The mine has affected the landscape around the villages
Resisting lignite mining
The lignite mining project has a long history of resistance. Agricultural land, along with grazing land were acquired from the cluster of 12 adjoining villages in the coastal Ghogha taluka between 1994 and 1997. The locals estimate that villagers here lost anything between 40-100% of their land to the project. "We were paid a standard Rs 40,000 per bigha," Narendra, a local photographer, says.
The money, Narendra says, felt decent in 1994 but for those who had been dependent on this land, the years to come proved very challenging. "Several villagers have now taken a small patch of land in the neighboring villages on lease and are cultivating cotton and groundnut there," Narendra says.
They were dependent on others' land for work.

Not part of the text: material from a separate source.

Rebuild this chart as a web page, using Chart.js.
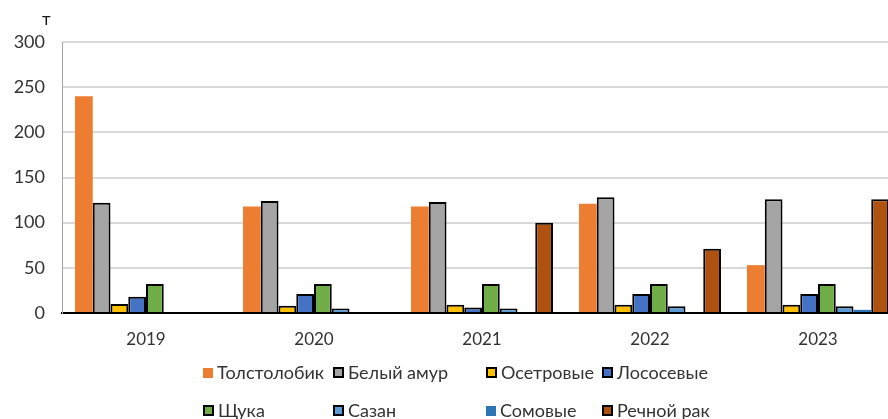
<!DOCTYPE html>
<html>
<head>
<meta charset="utf-8">
<script src="https://cdn.jsdelivr.net/npm/chart.js@4/dist/chart.umd.min.js"></script>
<style>
  html, body { margin: 0; padding: 0; background: #fff; overflow: hidden; }
  #wrap { position: relative; width: 888px; height: 419px; overflow: hidden; font-family: Lato, "Open Sans", sans-serif; }
  #box { position: absolute; left: 0; top: 0; width: 902px; height: 419px; }
  #unit { position: absolute; left: 42px; top: 8px; font-size: 17px; color: #1a1a1a; }
  .lg { position: absolute; font-size: 18px; color: #333; white-space: nowrap; line-height: 20px; }
  .lg i { display: inline-block; width: 9px; height: 9px; margin-right: 4px; vertical-align: 1px; }
</style>
</head>
<body>
<div id="wrap">
  <div id="box"><canvas id="chart"></canvas></div>
  <div id="unit">т</div>
  <div id="legend"></div>
</div>
<script>
// данные
const years = ['2019', '2020', '2021', '2022', '2023'];
const seriesNames = ['Толстолобик', 'Белый амур', 'Осетровые', 'Лососевые', 'Щука', 'Сазан', 'Сомовые', 'Речной рак'];
const tolstolobik = [240, 118, 118, 121, 53];
const belyiAmur = [122, 124, 123, 128, 126];
const osetrovye = [10, 8, 9, 9, 9];
const lososevye = [18, 21, 6, 21, 21];
const shchuka = [32, 32, 32, 32, 32];
const sazan = [0, 5, 5, 7.5, 7.5];
const somovye = [0, 0, 0, 0, 3.5];
const rechnoiRak = [0, 0, 100, 71, 126];
const yTicks = [0, 50, 100, 150, 200, 250, 300];

const colors = ['#ED7D31', '#A5A5A5', '#FFC000', '#4472C4', '#70AD47', '#5B9BD5', '#2E75B6', '#B0520F'];
const bordered = [false, true, true, true, true, true, false, true];
const values = [tolstolobik, belyiAmur, osetrovye, lososevye, shchuka, sazan, somovye, rechnoiRak];

const datasets = seriesNames.map((name, i) => ({
    label: name,
    data: values[i],
    backgroundColor: colors[i],
    borderColor: bordered[i] ? '#000' : colors[i],
    borderWidth: bordered[i] ? 2 : 0,
}));

new Chart(document.getElementById('chart'), {
    type: 'bar',
    data: { labels: years, datasets: datasets },
    options: {
        responsive: true,
        maintainAspectRatio: false,
        animation: false,
        layout: { padding: { top: 42, right: 0, bottom: 70, left: 0 } },
        datasets: { bar: { categoryPercentage: 0.845, barPercentage: 1.0 } },
        plugins: { legend: { display: false }, tooltip: { enabled: false } },
        scales: {
            x: {
                grid: { display: false, drawTicks: false },
                border: { color: '#000', width: 2 },
                ticks: { color: '#333', font: { family: 'Lato', size: 17 }, padding: 16 },
                afterFit: (s) => { s.height = 36; }
            },
            y: {
                min: 0, max: 300,
                afterBuildTicks: (s) => { s.ticks = yTicks.map(v => ({ value: v })); },
                grid: { color: '#d9d9d9', lineWidth: 2, drawTicks: false },
                border: { color: '#a6a6a6', width: 1 },
                ticks: { color: '#333', font: { family: 'Lato', size: 18 }, padding: 17 },
                afterFit: (s) => { s.width = 62; }
            }
        }
    }
});

// легенда в две строки
const legendCols = [203, 333, 486, 602];
const legendRows = [362, 400];
let html = '';
seriesNames.forEach((name, i) => {
    const col = legendCols[i % 4], row = legendRows[Math.floor(i / 4)];
    const b = bordered[i] ? 'border:2px solid #000;width:7px;height:7px;' : 'width:10px;height:10px;';
    html += `<div class="lg" style="left:${col}px;top:${row}px"><i style="background:${colors[i]};${b}"></i>${name}</div>`;
});
document.getElementById('legend').innerHTML = html;
</script>
</body>
</html>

Bharat Jambucha says things get further complicated for the communities which were historically landless. "Most families belonging to the Dalit or other marginalized populations in the region never owned any land. They were dependent on others' land for work. Once villagers lost their land to the project, the landless were pushed out of the village," he adds. His organization, Prakrutik Kheti Juth, has been at the forefront, fighting for the rights of the villages affected in the lignite mining project.
In 2017, when the mining project finally took off, villagers from across 12 villages protested. The demonstration was disrupted after police used force and beat many protesters. More than 350 of them were booked for rioting.
The villagers, however, did not give up. Protests and hunger strikes have continued from time to time. A few villagers even sent a letter to the President of India threatening that they would commit suicide if the government did not return their land.
"We let them have our land for over 20 years," says Gohil.